Incluso sin profundizar en la responsabilidad política y social por la emergencia de las crisis, sería necio negar que la Argentina convive con ellas, que las crisis troquelan su agenda pública. Éste es el problema de base para el armado profesional del discurso gubernamental que aspira a conectar a nivel individual pero que no logra trascender la organización múltiple de los conflictos desatados en torno de las sucesivas y continuas crisis de lo cotidiano. El gentismo 2.0, con su lógica difusionista, está divorciado no sólo de la calle, sino también de otros espacios públicos.
De modo tal que, cuando el imprevisto surge, sea por la represión a vecinos inundados (Pergamino) o por la toma de una comisaría a raíz del asesinato de un adolescente (Flores), el libreto se tilda, sus intérpretes dan rienda suelta a sus impulsos coléricos y revelan un sustrato ideológico retrógrado que dista de la corrección política.
Hasta ahora, el macrismo había hecho de la necesidad una virtud para paliar con cierta pose pospolítica la ausencia de intelectuales como los que acompañan al peronismo, al radicalismo o a la izquierda. Los pocos intelectuales oficialistas, tomados en préstamo desde otras tradiciones, realizan un proceso de conversión al registro aforístico, dado que, como expresó el jefe de Gabinete, Marcos Peña, en un instante de incontinencia verbal, resignan su juicio crítico ya que “hace daño”. De ahí la exhibición de antiintelectualismo (que tuvo su mayor despliegue en los ataques desde el macrismo contra los investigadores del Conicet, la única institución de cobertura nacional realmente meritocrática) que repone cierto relativismo de las ideas y opiniones en pos de celebrar la horizontalidad del contacto directo. De allí el simulacro de comunicación en las redes sociales pero también los timbreos y, sobre todo, la campaña de un Macri cercano tocando a personas de a pie.
No obstante, el contacto es cortado de cuajo cuando los gestores deben responder ante reclamos concretos por las políticas que implementan. Los buenos modales hacen agua y los largos silencios son interrumpidos por tuiteros desorbitados que, curiosamente, intervienen de lunes a viernes en horario de oficina y, por regla, embisten contra cualquiera que ose criticar o disentir con la línea gubernamental.

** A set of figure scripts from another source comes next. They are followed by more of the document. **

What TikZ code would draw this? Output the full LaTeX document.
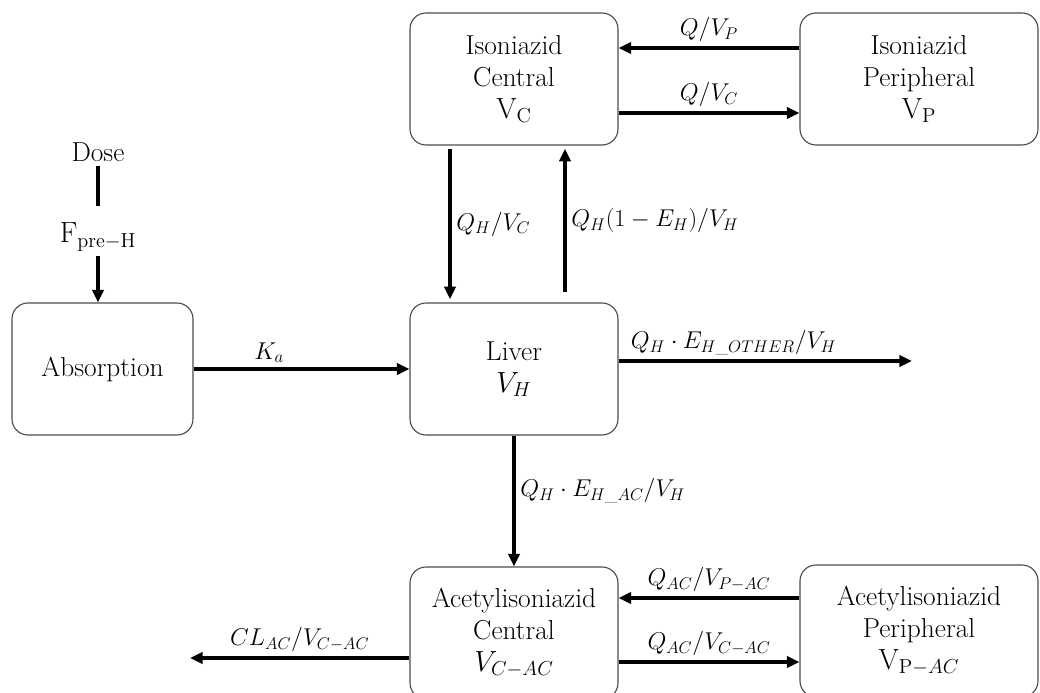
\documentclass[tikz,border=0pt]{standalone}
\usepackage{amsmath,amssymb}
\usepackage{tikz}
\usetikzlibrary{arrows.meta, positioning}

\begin{document}
\begin{tikzpicture}[
  box/.style={draw=black!70, line width=0.8pt, rounded corners=0.4cm,
    minimum height=3.3cm, align=center,
    font=\fontsize{19.5}{22.7}\selectfont},
  flow/.style={line width=2.3pt, -{Triangle[length=9pt,width=8pt]}},
  lbl/.style={font=\fontsize{17.5}{21}\selectfont},
  txt/.style={font=\fontsize{19.5}{21}\selectfont}
]
\useasboundingbox (0,0) rectangle (26,17.325);
% Isoniazid central and peripheral
\node[box, minimum width=5.2cm] (isoC) at (12.85,15.35) {Isoniazid\\Central\\$\mathrm{V_C}$};
\node[box, minimum width=5.95cm] (isoP) at (22.975,15.35) {Isoniazid\\Peripheral\\$\mathrm{V_P}$};
% Absorption and liver
\node[box, minimum width=4.525cm] (absorb) at (2.5625,8.1) {Absorption};
\node[box, minimum width=5.2cm] (liver) at (12.85,8.1) {Liver\\$V_H$};
% Acetylisoniazid central and peripheral
\node[box, minimum width=5.2cm] (acC) at (12.85,1.5) {Acetylisoniazid\\Central\\$V_{C-AC}$};
\node[box, minimum width=5.95cm] (acP) at (22.975,1.55) {Acetylisoniazid\\Peripheral\\$\mathrm{V}_{\mathrm{P}-AC}$};
% Dose input
\node[txt] (dose) at (2.45,13.525) {Dose};
\node[txt] (fpre) at (2.45,11.4) {$\mathrm{F_{pre-H}}$};
\draw[line width=2.3pt, shorten >=0.3cm] (dose) -- (fpre);
\draw[flow] (fpre) -- (fpre |- absorb.north);
% Absorption to liver
\draw[flow] (absorb) -- (liver) node[lbl, above, pos=0.35]{$K_a$};
% Central <-> peripheral exchange
\draw[flow] ([yshift=0.775cm]isoP.west) -- ([yshift=0.775cm]isoC.east)
  node[lbl, above, midway]{$Q/V_P$};
\draw[flow] ([yshift=-0.85cm]isoC.east) -- ([yshift=-0.85cm]isoP.west)
  node[lbl, above, midway]{$Q/V_C$};
% Central <-> liver
\draw[flow] ([xshift=-1.6cm,yshift=-0.08cm]isoC.south) -- ([xshift=-1.6cm,yshift=0.08cm]liver.north)
  node[lbl, right, midway]{$Q_H/V_C$};
\draw[flow] ([xshift=1.275cm,yshift=0.25cm]liver.north) -- ([xshift=1.275cm,yshift=-0.08cm]isoC.south)
  node[lbl, right, midway]{$Q_H(1-E_H)/V_H$};
% Hepatic elimination
\coordinate (hepout) at (22.8,8.3);
\draw[flow] ([yshift=0.2cm]liver.east) -- (hepout)
  node[lbl, above right, pos=0, xshift=0.15cm]{$Q_H\cdot E_{H\_OTHER}/V_H$};
% Liver to acetylisoniazid
\draw[flow] (liver) -- (acC) node[lbl, right, pos=0.42]{$Q_H\cdot E_{H\_AC}/V_H$};
% Acetylisoniazid exchange
\draw[flow] ([yshift=0.875cm]acP.west |- acC) -- ([yshift=0.875cm]acC.east)
  node[lbl, above, midway]{$Q_{AC}/V_{P-AC}$};
\draw[flow] ([yshift=-0.725cm]acC.east) -- ([yshift=-0.725cm]acP.west |- acC)
  node[lbl, above, midway]{$Q_{AC}/V_{C-AC}$};
% Acetylisoniazid clearance
\coordinate (acout) at (4.75,0.875);
\draw[flow] ([yshift=-0.625cm]acC.west) -- (acout)
  node[lbl, above, midway]{$CL_{AC}/V_{C-AC}$};
\end{tikzpicture}
\end{document}
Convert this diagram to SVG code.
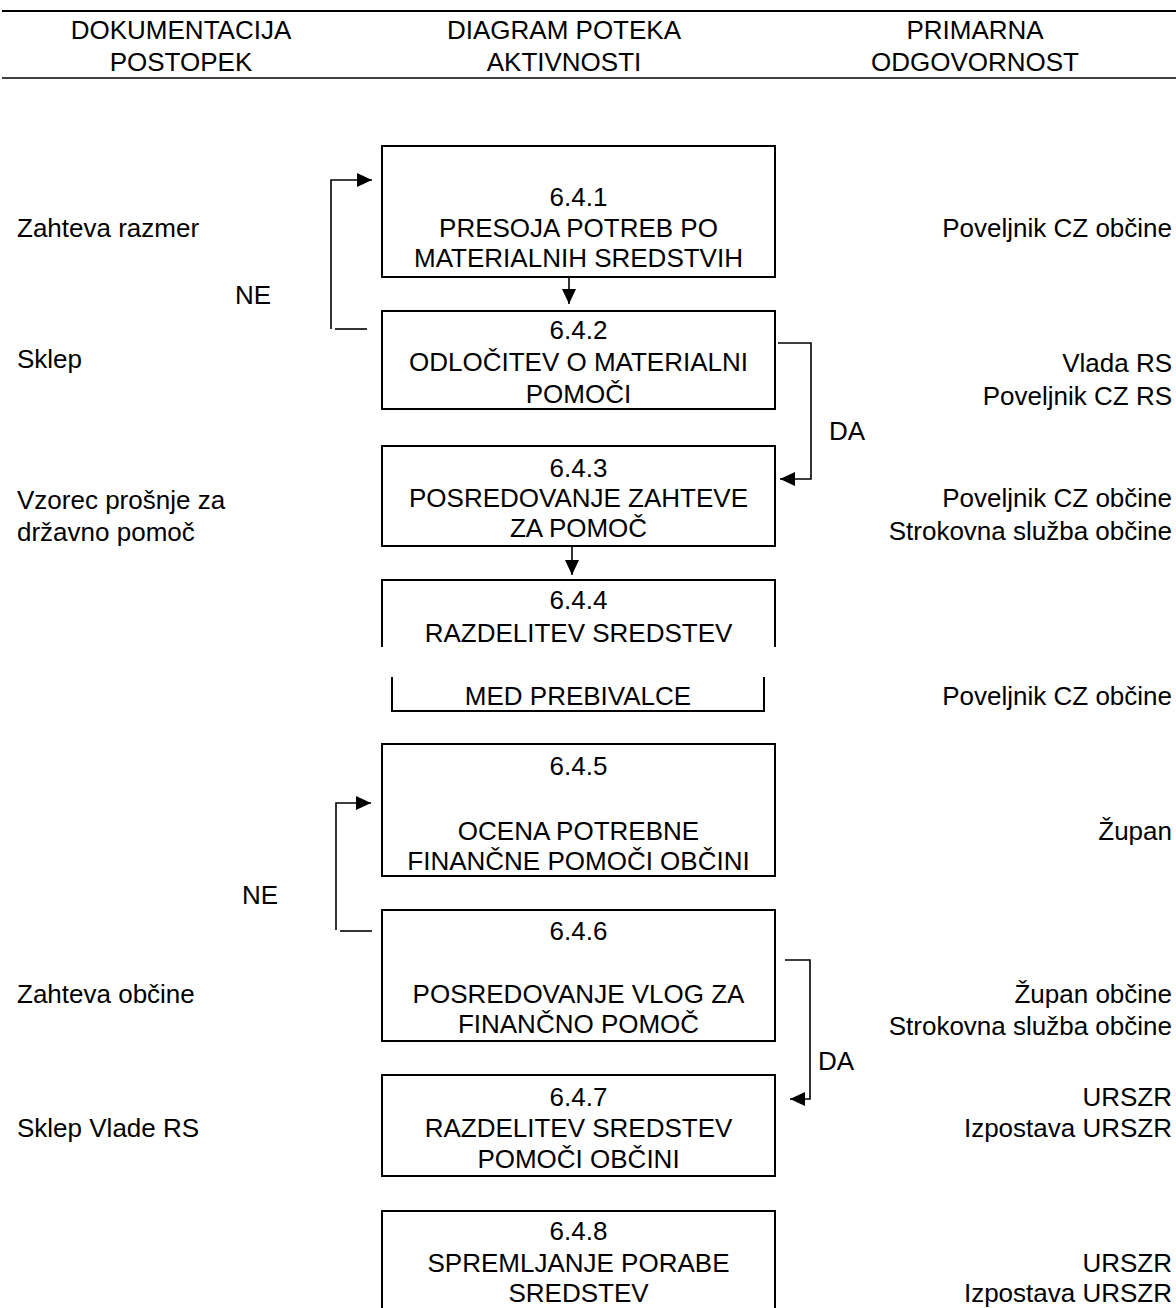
<svg xmlns="http://www.w3.org/2000/svg" width="1176" height="1308" viewBox="0 0 1176 1308">
<style>
text{font-family:"Liberation Sans",Arial,sans-serif;font-size:26px;fill:#000}
.c{text-anchor:middle}
.r{text-anchor:end}
.box{fill:none;stroke:#000;stroke-width:2}
.ln{fill:none;stroke:#000;stroke-width:1.6}
</style>
<defs>
<marker id="ah" markerUnits="userSpaceOnUse" markerWidth="16" markerHeight="14" refX="15" refY="7" orient="auto">
<path d="M0,0 L15,7 L0,14 Z" fill="#000"/>
</marker>
</defs>
<g id="header">
<line x1="2" y1="11" x2="1176" y2="11" stroke="#000" stroke-width="2.2"/>
<line x1="2" y1="78" x2="1176" y2="78" stroke="#000" stroke-width="1.6"/>
<text class="c" x="181" y="39">DOKUMENTACIJA</text>
<text class="c" x="181" y="71">POSTOPEK</text>
<text class="c" x="564" y="39">DIAGRAM POTEKA</text>
<text class="c" x="564" y="71">AKTIVNOSTI</text>
<text class="c" x="975" y="39">PRIMARNA</text>
<text class="c" x="975" y="71">ODGOVORNOST</text>
</g>
<g id="docs">
<text x="17" y="237">Zahteva razmer</text>
<text x="17" y="368">Sklep</text>
<text x="17" y="509">Vzorec prošnje za</text>
<text x="17" y="541">državno pomoč</text>
<text x="17" y="1003">Zahteva občine</text>
<text x="17" y="1137">Sklep Vlade RS</text>
</g>
<g id="resp">
<text class="r" x="1172" y="237">Poveljnik CZ občine</text>
<text class="r" x="1172" y="372">Vlada RS</text>
<text class="r" x="1172" y="405">Poveljnik CZ RS</text>
<text class="r" x="1172" y="507">Poveljnik CZ občine</text>
<text class="r" x="1172" y="540">Strokovna služba občine</text>
<text class="r" x="1172" y="705">Poveljnik CZ občine</text>
<text class="r" x="1172" y="840">Župan</text>
<text class="r" x="1172" y="1003">Župan občine</text>
<text class="r" x="1172" y="1035">Strokovna služba občine</text>
<text class="r" x="1172" y="1106">URSZR</text>
<text class="r" x="1172" y="1137">Izpostava URSZR</text>
<text class="r" x="1172" y="1272">URSZR</text>
<text class="r" x="1172" y="1302">Izpostava URSZR</text>
</g>
<g id="n641">
<rect class="box" x="382" y="146" width="393" height="131"/>
<text class="c" x="578.5" y="206">6.4.1</text>
<text class="c" x="578.5" y="237">PRESOJA POTREB PO</text>
<text class="c" x="578.5" y="267">MATERIALNIH SREDSTVIH</text>
</g>
<g id="n642">
<rect class="box" x="382" y="311" width="393" height="98"/>
<text class="c" x="578.5" y="339">6.4.2</text>
<text class="c" x="578.5" y="371">ODLOČITEV O MATERIALNI</text>
<text class="c" x="578.5" y="403">POMOČI</text>
</g>
<g id="n643">
<rect class="box" x="382" y="446" width="393" height="100"/>
<text class="c" x="578.5" y="477">6.4.3</text>
<text class="c" x="578.5" y="507">POSREDOVANJE ZAHTEVE</text>
<text class="c" x="578.5" y="537">ZA POMOČ</text>
</g>
<g id="n644">
<path class="box" d="M382,647 V580 H775 V647"/>
<text class="c" x="578.5" y="609">6.4.4</text>
<text class="c" x="578.5" y="642">RAZDELITEV SREDSTEV</text>
<path class="box" d="M392,677 V711 H764 V677"/>
<text class="c" x="578" y="705">MED PREBIVALCE</text>
</g>
<g id="n645">
<rect class="box" x="382" y="744" width="393" height="132"/>
<text class="c" x="578.5" y="775">6.4.5</text>
<text class="c" x="578.5" y="840">OCENA POTREBNE</text>
<text class="c" x="578.5" y="870">FINANČNE POMOČI OBČINI</text>
</g>
<g id="n646">
<rect class="box" x="382" y="910" width="393" height="131"/>
<text class="c" x="578.5" y="940">6.4.6</text>
<text class="c" x="578.5" y="1003">POSREDOVANJE VLOG ZA</text>
<text class="c" x="578.5" y="1033">FINANČNO POMOČ</text>
</g>
<g id="n647">
<rect class="box" x="382" y="1075" width="393" height="101"/>
<text class="c" x="578.5" y="1106">6.4.7</text>
<text class="c" x="578.5" y="1137">RAZDELITEV SREDSTEV</text>
<text class="c" x="578.5" y="1168">POMOČI OBČINI</text>
</g>
<g id="n648">
<rect class="box" x="382" y="1211" width="393" height="110"/>
<text class="c" x="578.5" y="1240">6.4.8</text>
<text class="c" x="578.5" y="1272">SPREMLJANJE PORABE</text>
<text class="c" x="578.5" y="1302">SREDSTEV</text>
</g>
<g id="connectors">
<line class="ln" x1="569" y1="277" x2="569" y2="304" marker-end="url(#ah)"/>
<line class="ln" x1="572" y1="546" x2="572" y2="575" marker-end="url(#ah)"/>
<line class="ln" x1="335" y1="329" x2="367" y2="329"/>
<path class="ln" d="M331,329 V180 H372" marker-end="url(#ah)"/>
<path class="ln" d="M778,343 H811 V479 H780" marker-end="url(#ah)"/>
<line class="ln" x1="340" y1="931" x2="372" y2="931"/>
<path class="ln" d="M336,930 V803 H371" marker-end="url(#ah)"/>
<path class="ln" d="M785,960 H810 V1099 H790" marker-end="url(#ah)"/>
<text x="235" y="304">NE</text>
<text x="242" y="904">NE</text>
<text x="829" y="440">DA</text>
<text x="818" y="1070">DA</text>
</g>
</svg>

En momentos de crisis, el escenario que hace un año lucía tan armónico y ensamblado pasa, sin solución de continuidad, a descubrir su artificialidad, su impostura y, lo que traerá consecuencias, su indolencia. Los hasta ayer eficientes evangelizadores de las buenas ondas muestran su costado más intolerante y su desprecio por los ciudadanos de carne y hueso, por sus reclamos y por sus representaciones.